Your maps app can even draw coordinates of your movement and show you places you have visited if your location settings are on. It has your browsing history.
With all this data, Google can very well predict your behaviour and deliver advertisements tailored to your taste — the ones you will most likely click on.
If you have enabled Google Photos app, every photo you take with your phone, receive on WhatsApp or email will be synchronised automatically and stored in the cloud.
These can be analysed by Google algorithms and indexed according to places, time or faces.
Yes, Google can collect all photos you and any of your friends appear in and group them together.
It can identify your face and, therefore, knows what you look like. Creepy? You bet.
And that’s not all; with your permission, it allows third-party apps to access your data.
Some allow you to sign in with your Google account and, with this, get access to your name, email address, gender and even location.
There is still much more that we don’t know and Google might be keeping some of the information it considers proprietary.
Facebook is no different; it, too, has loads of information about you, much of which you share voluntarily.
This includes all your social interactions with friends and relatives.
Someone can also find you on Facebook using your phone number or email address and right then know who you are.
Of course there is always a choice or the illusion of it.
These companies would want you to believe that you are in control and you can tweak your privacy settings to be in control of how much of your information is shared.
The efficacy of these private settings is debatable and, even if they were effective, not many users are technically astute to make informed choices.
We still however need to admit that these companies have made our lives much simpler and better.
Google has indexed the entire internet and made access to information easy and free to some extent.
Facebook has created a more interactive and free society where every person has a voice. All these are good things and very empowering.

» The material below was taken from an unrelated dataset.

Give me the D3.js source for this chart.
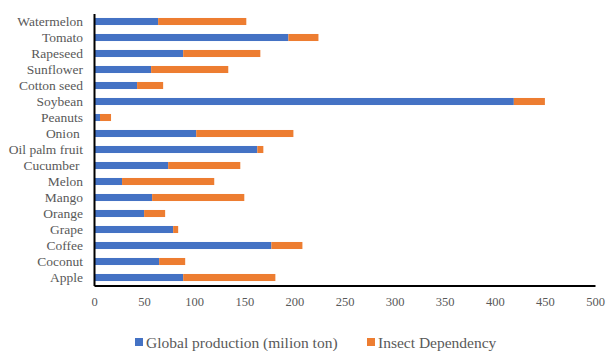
<!DOCTYPE html>
<html>
<head>
<meta charset="utf-8">
<script src="https://cdn.jsdelivr.net/npm/d3@7"></script>
<style>
  body { margin: 0; background: #fff; }
</style>
</head>
<body>
<script>
const crops = ["Watermelon", "Tomato", "Rapeseed", "Sunflower", "Cotton seed", "Soybean", "Peanuts",
  "Onion ", "Oil palm fruit", "Cucumber ", "Melon", "Mango", "Orange", "Grape", "Coffee", "Coconut", "Apple"];
const production = [64, 194, 89, 57, 43, 419, 6, 102, 163, 74, 28, 58, 50, 79, 177, 65, 89];
const insect = [88, 30, 77, 77, 26, 31, 11, 97, 6, 72, 92, 92, 21, 5, 31, 26, 92];
const xTicks = [0, 50, 100, 150, 200, 250, 300, 350, 400, 450, 500];
const seriesNames = ["Global production (milion ton)", "Insect Dependency"];
const colors = ["#4472C4", "#ED7D31"];

const FONT = '"Liberation Serif"';
const TEXT_COLOR = "#595959";

const outerWidth = 612;
const outerHeight = 351;
const margin = {top: 13.5, left: 94, bottom: 65.5, right: 18};
const width = outerWidth - margin.left - margin.right;
const height = outerHeight - margin.top - margin.bottom;

const rows = crops.map((c, i) => ({crop: c, production: production[i], insect: insect[i]}));

const svg = d3.select('body')
  .append('svg')
  .attr('width', outerWidth)
  .attr('height', outerHeight)
  .append('g')
  .attr('transform', `translate(${margin.left}, ${margin.top})`);

const xScale = d3.scaleLinear()
  .domain([0, 500])
  .range([0, 501]);

const yScale = d3.scaleBand()
  .domain(crops)
  .range([0, height])
  .paddingInner(0.56)
  .paddingOuter(0.28);

const stacked = d3.stack().keys(["production", "insect"])(rows);

svg.selectAll("g.series")
  .data(stacked)
  .enter()
  .append("g")
  .attr("class", "series")
  .attr("fill", (d, i) => colors[i])
  .selectAll("rect")
  .data(d => d)
  .enter()
  .append("rect")
  .attr("x", d => xScale(d[0]))
  .attr("y", d => yScale(d.data.crop))
  .attr("width", d => xScale(d[1]) - xScale(d[0]))
  .attr("height", yScale.bandwidth());

const xAxis = d3.axisBottom(xScale)
  .tickValues(xTicks)
  .tickSize(0)
  .tickPadding(12);

const yAxis = d3.axisLeft(yScale)
  .tickSize(0)
  .tickPadding(11);

const gx = svg.append("g")
  .attr("class", "axis x-axis")
  .attr("font-family", null)
  .attr("transform", `translate(0, ${height})`)
  .call(xAxis);
gx.select(".domain").attr("stroke", "#000").attr("stroke-width", 2);
gx.selectAll("text")
  .style("font-family", FONT)
  .style("font-size", "12.5px")
  .attr("fill", TEXT_COLOR);

const gy = svg.append("g")
  .attr("class", "axis y-axis")
  .call(yAxis);
gy.select(".domain").attr("stroke", "#000").attr("stroke-width", 2);
gy.selectAll("text")
  .style("font-family", FONT)
  .style("font-size", "13.5px")
  .style("white-space", "pre")
  .attr("fill", TEXT_COLOR);

// legend
const legendPos = [135, 367];
const legend = d3.select("svg").append("g")
  .selectAll("g")
  .data(seriesNames)
  .enter()
  .append("g")
  .attr("transform", (d, i) => `translate(${legendPos[i]}, 338)`);

legend.append("rect")
  .attr("width", 8)
  .attr("height", 8)
  .attr("fill", (d, i) => colors[i]);

legend.append("text")
  .attr("x", 11)
  .attr("y", 9.5)
  .style("font-family", FONT)
  .style("font-size", "15.5px")
  .attr("fill", TEXT_COLOR)
  .text(d => d);
</script>
</body>
</html>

But there is a trade-off: While we are not expected to pay for these services directly, our information has become the product to be packaged and sold.
This is every advertiser’s Holy Grail and these companies have perfected it.
But then, should we pack and go back to Stone Age?
Of course not! But here is the truth; Facebook or Google has nothing on you that you did not voluntarily give them.
If you can control the source, then you can reduce your vulnerability.
But we need better internet — a distributed decentralised internet where you actually own your data and control what can be done with it.
It will take as a long time to get there but we will. Blockchain is a start.